Reproduce every line of the material below, but drop the pictures.

Data provided →
______________________________

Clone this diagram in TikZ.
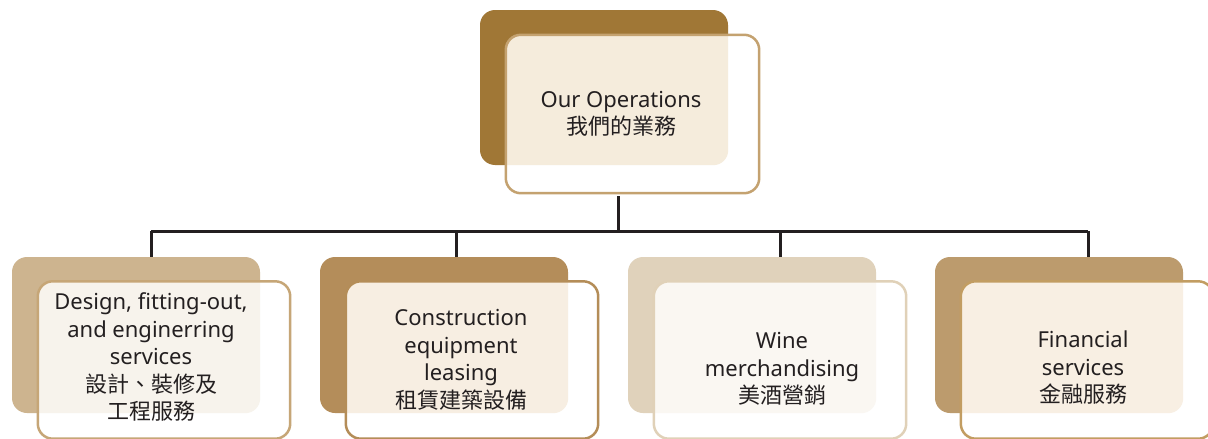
\documentclass[tikz,border=0pt]{standalone}
\usepackage{fontspec}
\setmainfont{Noto Sans}
\newfontfamily\cjk{Noto Sans CJK TC}
\usetikzlibrary{calc}
\definecolor{ink}{HTML}{231F20}
\definecolor{bk0}{HTML}{A07736}
\definecolor{bk1}{HTML}{CDB48F}
\definecolor{bk2}{HTML}{B48D5A}
\definecolor{bk3}{HTML}{E0D2BB}
\definecolor{bk4}{HTML}{BC9B6D}
\definecolor{ol0}{HTML}{C4A270}
\definecolor{ol1}{HTML}{C6A677}
\definecolor{ol2}{HTML}{B48D58}
\definecolor{ol3}{HTML}{E0D1B8}
\definecolor{ol4}{HTML}{C29D62}
\definecolor{tn0}{HTML}{F5ECDC}
\definecolor{tn1}{HTML}{F7F3EC}
\definecolor{tn2}{HTML}{F7EEE2}
\definecolor{tn3}{HTML}{FAF7F2}
\definecolor{tn4}{HTML}{F8EFE3}
\tikzset{
  backbox/.style={rectangle, rounded corners=15pt, minimum width=248pt, minimum height=156pt, inner sep=0pt, draw=none, fill=#1},
  frontbox/.style={rectangle, rounded corners=15pt, minimum width=252pt, minimum height=157pt, inner sep=0pt, draw=none, fill=white},
  label/.style={align=center, text=ink, font=\fontsize{22}{27.5}\selectfont, inner sep=0pt},
  conn/.style={draw=ink, line width=3pt},
  outline/.style={draw=#1, line width=2.5pt, rounded corners=15pt},
}
% #1 back node, #2 front node, #3 tint, #4 outline colour
\newcommand{\overlapfill}[4]{%
  \begin{scope}
    \path[clip, rounded corners=15pt] (#1.south west) rectangle (#1.north east);
    \fill[#3, rounded corners=15pt] (#2.south west) rectangle (#2.north east);
  \end{scope}
  \path[outline=#4] (#2.south west) rectangle (#2.north east);
}
\begin{document}
\begin{tikzpicture}[x=1pt,y=-1pt]
\useasboundingbox (0,0) rectangle (1208,439);
\clip (0,0) rectangle (1208,439);
\fill[white] (0,0) rectangle (1208,439);
% top
\node[backbox=bk0, minimum height=155pt] (topback) at (604,87.5) {};
\node[frontbox, minimum width=253pt, minimum height=158pt] (topfront) at (632.5,114) {};
\overlapfill{topback}{topfront}{tn0}{ol0}
\node[label] (t0) at (621,114) {Our Operations\\{\cjk 我們的業務}};
% boxes
\node[backbox=bk1] (back1) at (136,335) {};
\node[frontbox] (front1) at (164,360) {};
\overlapfill{back1}{front1}{tn1}{ol1}
\node[label] (t1) at (151,357) {Design, fitting-out,\\and enginerring\\services\\{\cjk 設計、裝修及}\\{\cjk 工程服務}};
\node[backbox=bk2] (back2) at (444,335) {};
\node[frontbox] (front2) at (472,360) {};
\overlapfill{back2}{front2}{tn2}{ol2}
\node[label] (t2) at (461,360) {Construction\\equipment\\leasing\\{\cjk 租賃建築設備}};
\node[backbox=bk3] (back3) at (752,335) {};
\node[frontbox] (front3) at (780,360) {};
\overlapfill{back3}{front3}{tn3}{ol3}
\node[label] (t3) at (782,369) {Wine\\merchandising\\{\cjk 美酒營銷}};
\node[backbox=bk4] (back4) at (1059,335) {};
\node[frontbox] (front4) at (1087,360) {};
\overlapfill{back4}{front4}{tn4}{ol4}
\node[label] (t4) at (1083,368) {Financial\\services\\{\cjk 金融服務}};
% connectors
\coordinate (j0) at (618,231);
\coordinate (j1) at (151,231);
\coordinate (j2) at (456,231);
\coordinate (j3) at (780,231);
\coordinate (j4) at (1088,231);
\draw[conn] (j0 |- topfront.south) ++(0,3) -- (j0);
\draw[conn] (j1) -- (j4);
\draw[conn] (j1) -- (j1 |- back1.north);
\draw[conn] (j2) -- (j2 |- back2.north);
\draw[conn] (j3) -- (j3 |- back3.north);
\draw[conn] (j4) -- (j4 |- back4.north);
\end{tikzpicture}
\end{document}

______________________________

Output of the task →
Clone this diagram in TikZ.
\documentclass[tikz,border=0pt]{standalone}
\usepackage{fontspec}
\setmainfont{Noto Sans}
\newfontfamily\cjk{Noto Sans CJK TC}
\usetikzlibrary{calc}
\definecolor{ink}{HTML}{231F20}
\definecolor{bk0}{HTML}{A07736}
\definecolor{bk1}{HTML}{CDB48F}
\definecolor{bk2}{HTML}{B48D5A}
\definecolor{bk3}{HTML}{E0D2BB}
\definecolor{bk4}{HTML}{BC9B6D}
\definecolor{ol0}{HTML}{C4A270}
\definecolor{ol1}{HTML}{C6A677}
\definecolor{ol2}{HTML}{B48D58}
\definecolor{ol3}{HTML}{E0D1B8}
\definecolor{ol4}{HTML}{C29D62}
\definecolor{tn0}{HTML}{F5ECDC}
\definecolor{tn1}{HTML}{F7F3EC}
\definecolor{tn2}{HTML}{F7EEE2}
\definecolor{tn3}{HTML}{FAF7F2}
\definecolor{tn4}{HTML}{F8EFE3}
\tikzset{
  backbox/.style={rectangle, rounded corners=15pt, minimum width=248pt, minimum height=156pt, inner sep=0pt, draw=none, fill=#1},
  frontbox/.style={rectangle, rounded corners=15pt, minimum width=252pt, minimum height=157pt, inner sep=0pt, draw=none, fill=white},
  label/.style={align=center, text=ink, font=\fontsize{22}{27.5}\selectfont, inner sep=0pt},
  conn/.style={draw=ink, line width=3pt},
  outline/.style={draw=#1, line width=2.5pt, rounded corners=15pt},
}
% #1 back node, #2 front node, #3 tint, #4 outline colour
\newcommand{\overlapfill}[4]{%
  \begin{scope}
    \path[clip, rounded corners=15pt] (#1.south west) rectangle (#1.north east);
    \fill[#3, rounded corners=15pt] (#2.south west) rectangle (#2.north east);
  \end{scope}
  \path[outline=#4] (#2.south west) rectangle (#2.north east);
}
\begin{document}
\begin{tikzpicture}[x=1pt,y=-1pt]
\useasboundingbox (0,0) rectangle (1208,439);
\clip (0,0) rectangle (1208,439);
\fill[white] (0,0) rectangle (1208,439);
% top
\node[backbox=bk0, minimum height=155pt] (topback) at (604,87.5) {};
\node[frontbox, minimum width=253pt, minimum height=158pt] (topfront) at (632.5,114) {};
\overlapfill{topback}{topfront}{tn0}{ol0}
\node[label] (t0) at (621,114) {Our Operations\\{\cjk 我們的業務}};
% boxes
\node[backbox=bk1] (back1) at (136,335) {};
\node[frontbox] (front1) at (164,360) {};
\overlapfill{back1}{front1}{tn1}{ol1}
\node[label] (t1) at (151,357) {Design, fitting-out,\\and enginerring\\services\\{\cjk 設計、裝修及}\\{\cjk 工程服務}};
\node[backbox=bk2] (back2) at (444,335) {};
\node[frontbox] (front2) at (472,360) {};
\overlapfill{back2}{front2}{tn2}{ol2}
\node[label] (t2) at (461,360) {Construction\\equipment\\leasing\\{\cjk 租賃建築設備}};
\node[backbox=bk3] (back3) at (752,335) {};
\node[frontbox] (front3) at (780,360) {};
\overlapfill{back3}{front3}{tn3}{ol3}
\node[label] (t3) at (782,369) {Wine\\merchandising\\{\cjk 美酒營銷}};
\node[backbox=bk4] (back4) at (1059,335) {};
\node[frontbox] (front4) at (1087,360) {};
\overlapfill{back4}{front4}{tn4}{ol4}
\node[label] (t4) at (1083,368) {Financial\\services\\{\cjk 金融服務}};
% connectors
\coordinate (j0) at (618,231);
\coordinate (j1) at (151,231);
\coordinate (j2) at (456,231);
\coordinate (j3) at (780,231);
\coordinate (j4) at (1088,231);
\draw[conn] (j0 |- topfront.south) ++(0,3) -- (j0);
\draw[conn] (j1) -- (j4);
\draw[conn] (j1) -- (j1 |- back1.north);
\draw[conn] (j2) -- (j2 |- back2.north);
\draw[conn] (j3) -- (j3 |- back3.north);
\draw[conn] (j4) -- (j4 |- back4.north);
\end{tikzpicture}
\end{document}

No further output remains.